● **What is needed**: Do not repeat pictures. Repeat exactly the lines of the listing below from its first line through the line with "text width=63pt, inner".

● **Provided data**:
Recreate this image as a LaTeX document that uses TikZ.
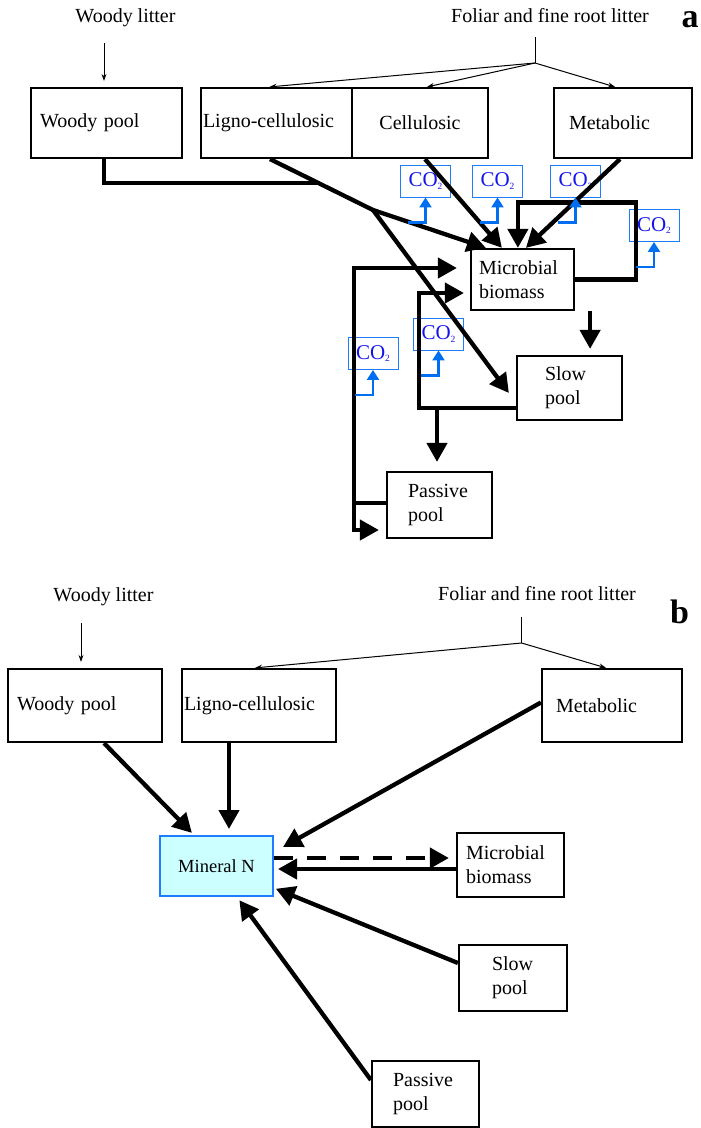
\documentclass[tikz,border=0pt]{standalone}
\usepackage{fontspec}
\setmainfont{Liberation Serif}
\usepackage{tikz}
\usetikzlibrary{arrows.meta}

\definecolor{cotext}{RGB}{20,20,235}
\definecolor{coline}{RGB}{30,125,255}
\definecolor{coarrow}{RGB}{0,110,240}
\definecolor{mineral}{RGB}{204,255,255}

\newcommand{\cotwo}{CO\raisebox{-2.5pt}{\fontsize{9.5}{10}\selectfont 2}}

\begin{document}
\begin{tikzpicture}[x=1pt,y=-1pt,
  pool/.style={draw, line width=2.2pt, align=left, inner ysep=0pt, font=\fontsize{20}{24}\selectfont},
  source/.style={font=\fontsize{20}{24}\selectfont, inner sep=0pt},
  panel/.style={font=\bfseries\fontsize{34}{36}\selectfont, inner sep=0pt},
  co2box/.style={draw=coline, line width=0.9pt, text=cotext, minimum width=50pt, minimum height=32pt, inner sep=0pt, font=\fontsize{21}{22}\selectfont},
  flow/.style={line width=4.3pt, line join=miter, -{Triangle[length=19pt,width=20pt]}},
  vent/.style={coarrow, line width=2.3pt, -{Triangle[length=10pt,width=12pt]}},
  litter/.style={line width=1pt, -{Stealth[length=7pt,width=5pt]}}]
  \useasboundingbox (0,0) rectangle (701,1128);

  % panel a
  \node[source, anchor=base] (wlA) at (125.5,22) {Woody litter};
  \node[source, anchor=base] (flA) at (550,22) {Foliar and fine root litter};
  \node[panel, anchor=base] (labA) at (690,27) {a};

  \node[pool, text width=133pt, inner xsep=9pt, minimum height=70pt] (WoodyA) at (106.5,123) {Woody pool};
  \node[pool, text width=147pt, inner xsep=2pt, minimum height=70pt] (LignoA) at (276.5,123) {Ligno-cellulosic};
  \node[pool, text width=132pt, inner xsep=2pt, minimum height=70pt, align=center] (CellA) at (420,123) {Cellulosic};
  \node[pool, text width=108pt, inner xsep=15pt, minimum height=70pt] (MetabA) at (623,123) {Metabolic};
  \node[pool, text width=87pt, inner xsep=8pt, minimum height=61pt] (MicrobA) at (522.5,279.5) {Microbial\\biomass};
  \node[pool, text width=49pt, inner xsep=28pt, minimum height=64pt] (SlowA) at (569.5,388) {Slow\\pool};
  \node[pool, text width=63pt, inner xsep=21pt, minimum height=66pt] (PassiveA) at (439.5,505) {Passive\\pool};

  \node[co2box] (co1) at (425.5,181) {\cotwo};
  \node[co2box] (co2) at (497.5,181) {\cotwo};
  \node[co2box] (co3) at (575.5,181) {\cotwo};
  \node[co2box] (co4) at (654,225.5) {\cotwo};
  \node[co2box] (co5) at (438.5,334) {\cotwo};
  \node[co2box] (co6) at (373,353.5) {\cotwo};

  \draw[litter, shorten <=21pt, shorten >=6pt] ([xshift=-2.5pt]WoodyA.north |- wlA.base) -- ([xshift=-2.5pt]WoodyA.north);
  \coordinate (fbA) at (535,63);
  \draw[line width=1pt] (fbA) -- ++(0,-26);
  \draw[litter] (fbA) -- ([xshift=-7pt]LignoA.north);
  \draw[litter] (fbA) -- ([xshift=7pt]CellA.north);
  \draw[litter] (fbA) -- ([xshift=-8pt]MetabA.north);

  \coordinate (split) at (373,210);
  \coordinate (jw) at (320,183.2);
  \draw[flow, -] ([xshift=-2.5pt]WoodyA.south) |- (jw);
  \draw[flow] ([xshift=-6.5pt]LignoA.south) -- (split) -- ([xshift=16pt]MicrobA.north west);
  \draw[flow] (split) -- ([shift={(-7pt,-5pt)}]SlowA.west);
  \draw[flow] ([xshift=5pt]CellA.south) -- ([xshift=32pt]MicrobA.north west);
  \draw[flow] ([xshift=-3pt]MetabA.south) -- ([xshift=56pt]MicrobA.north west);
  \draw[flow] (MicrobA.east) -- ++(61,0) -- ++(0,-77) -| ([xshift=48pt]MicrobA.north west);
  \draw[flow, shorten >=6pt] ([xshift=15pt]MicrobA.south east) -- ([xshift=15pt]MicrobA.south east |- SlowA.north);
  \draw[flow, shorten >=6pt] ([yshift=-20pt]SlowA.west) -- ++(-97,0) coordinate (sl) |- ([yshift=-13.5pt]MicrobA.west);
  \draw[flow, shorten >=9pt] ([xshift=-2.5pt]PassiveA.north |- sl) -- ([xshift=-2.5pt]PassiveA.north);
  \draw[flow, shorten >=13pt] ([yshift=2pt]PassiveA.west) -- ++(-32,0) coordinate (pv) |- ([yshift=11.5pt]MicrobA.west);
  \draw[flow, shorten >=7pt] (pv) |- ([yshift=-25pt]PassiveA.west);

  \draw[vent] ([shift={(-18pt,-25pt)}]co1.south) -| (co1.south);
  \draw[vent] ([shift={(-18pt,-25pt)}]co2.south) -| (co2.south);
  \draw[vent] ([shift={(-18pt,-25pt)}]co3.south) -| (co3.south);
  \draw[vent] ([shift={(-18pt,-25pt)}]co4.south) -| (co4.south);
  \draw[vent] ([shift={(-18pt,-25pt)}]co5.south) -| (co5.south);
  \draw[vent] ([shift={(-18pt,-25pt)}]co6.south) -| (co6.south);

  % panel b
  \node[source, anchor=base] (wlB) at (103.5,601) {Woody litter};
  \node[source, anchor=base] (flB) at (537,600) {Foliar and fine root litter};
  \node[panel, anchor=base] (labB) at (679.5,623) {b};

  \node[pool, text width=136pt, inner xsep=9pt, minimum height=73pt] (WoodyB) at (85,705.5) {Woody pool};
  \node[pool, text width=150pt, inner xsep=2pt, minimum height=73pt] (LignoB) at (259,705.5) {Ligno-cellulosic};
  \node[pool, text width=112pt, inner xsep=14pt, minimum height=73pt] (MetabB) at (612,705.5) {Metabolic};
  \node[draw=coline, fill=mineral, line width=2pt, minimum width=113pt, minimum height=60pt, font=\fontsize{18.5}{20}\selectfont] (Mineral) at (216.5,866) {Mineral N};
  \node[pool, text width=89pt, inner xsep=9pt, minimum height=64pt] (MicrobB) at (510.5,865) {Microbial\\biomass};
  \node[pool, text width=42pt, inner xsep=33pt, minimum height=66pt] (SlowB) at (513,978) {Slow\\pool};
  \node[pool, text width=65pt, inner xsep=21pt, minimum height=66pt] (PassiveB) at (425.5,1094) {Passive\\pool};

  \draw[litter, shorten <=22pt, shorten >=6pt] ([xshift=-4pt]WoodyB.north |- wlB.base) -- ([xshift=-4pt]WoodyB.north);
  \coordinate (fbB) at (521.6,643);
  \draw[line width=1pt] (fbB) -- ++(0,-26);
  \draw[litter] (fbB) -- ([xshift=-4pt]LignoB.north);
  \draw[litter] (fbB) -- ([xshift=-6pt]MetabB.north);

  \draw[flow, shorten >=3pt] ([xshift=19pt]WoodyB.south) -- ([xshift=35pt]Mineral.north west);
  \draw[flow, shorten >=6pt] ([xshift=-30pt]LignoB.south) -- ([xshift=-30pt]LignoB.south |- Mineral.north);
  \draw[flow] ([yshift=3pt]MetabB.west) -- ([shift={(9pt,-12pt)}]Mineral.north east);
  \draw[flow, dash pattern=on 19pt off 14pt, shorten >=7pt] ([yshift=8pt]Mineral.east) -- ([yshift=8pt]Mineral.east -| MicrobB.west);
  \draw[flow, shorten >=4pt] ([yshift=-4pt]MicrobB.west) -- ([yshift=-4pt]MicrobB.west -| Mineral.east);
  \draw[flow, shorten >=2pt] ([yshift=15pt]SlowB.west) -- ([yshift=-22pt]Mineral.east);
  \draw[flow, shorten >=4pt] ([yshift=14pt]PassiveB.west) -- ([xshift=20.5pt]Mineral.south);
\end{tikzpicture}
\end{document}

● **Output of the task**:
Recreate this image as a LaTeX document that uses TikZ.
\documentclass[tikz,border=0pt]{standalone}
\usepackage{fontspec}
\setmainfont{Liberation Serif}
\usepackage{tikz}
\usetikzlibrary{arrows.meta}

\definecolor{cotext}{RGB}{20,20,235}
\definecolor{coline}{RGB}{30,125,255}
\definecolor{coarrow}{RGB}{0,110,240}
\definecolor{mineral}{RGB}{204,255,255}

\newcommand{\cotwo}{CO\raisebox{-2.5pt}{\fontsize{9.5}{10}\selectfont 2}}

\begin{document}
\begin{tikzpicture}[x=1pt,y=-1pt,
  pool/.style={draw, line width=2.2pt, align=left, inner ysep=0pt, font=\fontsize{20}{24}\selectfont},
  source/.style={font=\fontsize{20}{24}\selectfont, inner sep=0pt},
  panel/.style={font=\bfseries\fontsize{34}{36}\selectfont, inner sep=0pt},
  co2box/.style={draw=coline, line width=0.9pt, text=cotext, minimum width=50pt, minimum height=32pt, inner sep=0pt, font=\fontsize{21}{22}\selectfont},
  flow/.style={line width=4.3pt, line join=miter, -{Triangle[length=19pt,width=20pt]}},
  vent/.style={coarrow, line width=2.3pt, -{Triangle[length=10pt,width=12pt]}},
  litter/.style={line width=1pt, -{Stealth[length=7pt,width=5pt]}}]
  \useasboundingbox (0,0) rectangle (701,1128);

  % panel a
  \node[source, anchor=base] (wlA) at (125.5,22) {Woody litter};
  \node[source, anchor=base] (flA) at (550,22) {Foliar and fine root litter};
  \node[panel, anchor=base] (labA) at (690,27) {a};

  \node[pool, text width=133pt, inner xsep=9pt, minimum height=70pt] (WoodyA) at (106.5,123) {Woody pool};
  \node[pool, text width=147pt, inner xsep=2pt, minimum height=70pt] (LignoA) at (276.5,123) {Ligno-cellulosic};
  \node[pool, text width=132pt, inner xsep=2pt, minimum height=70pt, align=center] (CellA) at (420,123) {Cellulosic};
  \node[pool, text width=108pt, inner xsep=15pt, minimum height=70pt] (MetabA) at (623,123) {Metabolic};
  \node[pool, text width=87pt, inner xsep=8pt, minimum height=61pt] (MicrobA) at (522.5,279.5) {Microbial\\biomass};
  \node[pool, text width=49pt, inner xsep=28pt, minimum height=64pt] (SlowA) at (569.5,388) {Slow\\pool};
  \node[pool, text width=63pt, inner xsep=21pt, minimum height=66pt] (PassiveA) at (439.5,505) {Passive\\pool};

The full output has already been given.